During this intervening time period, Farmer filed an administrative complaint challenging the decision not to give her estrogen treatment. On February 12, 1988, Farmer also filed a civil suit in the Western District of Wisconsin, Dee Farmer v. Edwin Meese, Michael Quinlan, E.J. Brennan, and Mr. Hass [sic], No. 88 C 110. She alleged, in part, that the defendants were deliberately indifferent by failing to prescribe the estrogen. The court found this claim to be precluded by the order in Farmer v. Carlson, No. 87-0215, from the United States District Court for the Middle District of Pennsylvania, which decided the same issue by denying relief to Farmer. That case challenged only the denial of estrogen, not the denial of all types of treatment
The district court relied on the declarations attached to the defendants' motion for summary judgment for its conclusions. On close reading, these affidavits do not support the district court's findings
Dr. Reed's affidavit stated that he read the report from the physicians in Lewisburg and agreed that "the proper treatment for individuals like inmate Farmer remains in the providence [sic] of psychotherapy, not in hormonal or surgical manipulation." Reed's declaration concludes that Farmer should not be given hormones. Nothing in Reed's declaration indicates when he reviewed the Lewisburg report.
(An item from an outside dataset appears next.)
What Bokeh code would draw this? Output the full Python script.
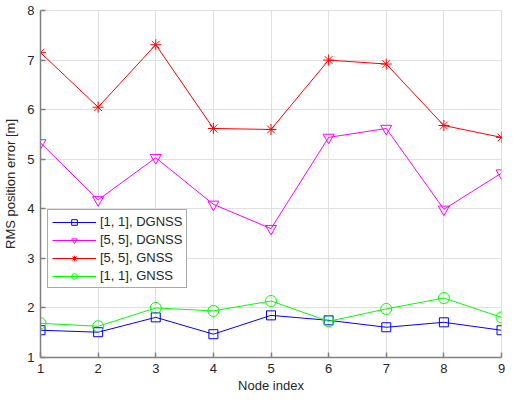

Nor does this affidavit suggest that he, or other personnel, took any action or formulated an alternative treatment plan based on the Lewisburg recommendation.
The declaration of Dennis Schimmel states that inmates are informed "during the admission and orientation process that counseling and other psychological services are available to them through the Psychology Services Department." That such services were available does not support the conclusion that Farmer failed to request them. This affidavit contains no information about the procedures, if any, an inmate must follow to receive such services.
Mr. Haas states in his affidavit that to the best of his recollection, Farmer never made a written request to him for treatment. However, that statement was made "without the benefit of thoroughly reviewing inmate Farmer's Medical File which is where such a written request would be filed." Contrary to Haas' recollection, the district court record contains several requests addressed to Haas for treatment. No responses to these requests are found in the record.
In short, we can find nothing in the record which demonstrates that Oxford personnel prepared a plan of treatment which was made available to Farmer. Nor is there any explanation in the record why Farmer's requests for treatment were denied. The defendants did not offer any evidence to counter the documentary evidence supplied by Farmer with her brief in opposition to summary judgment.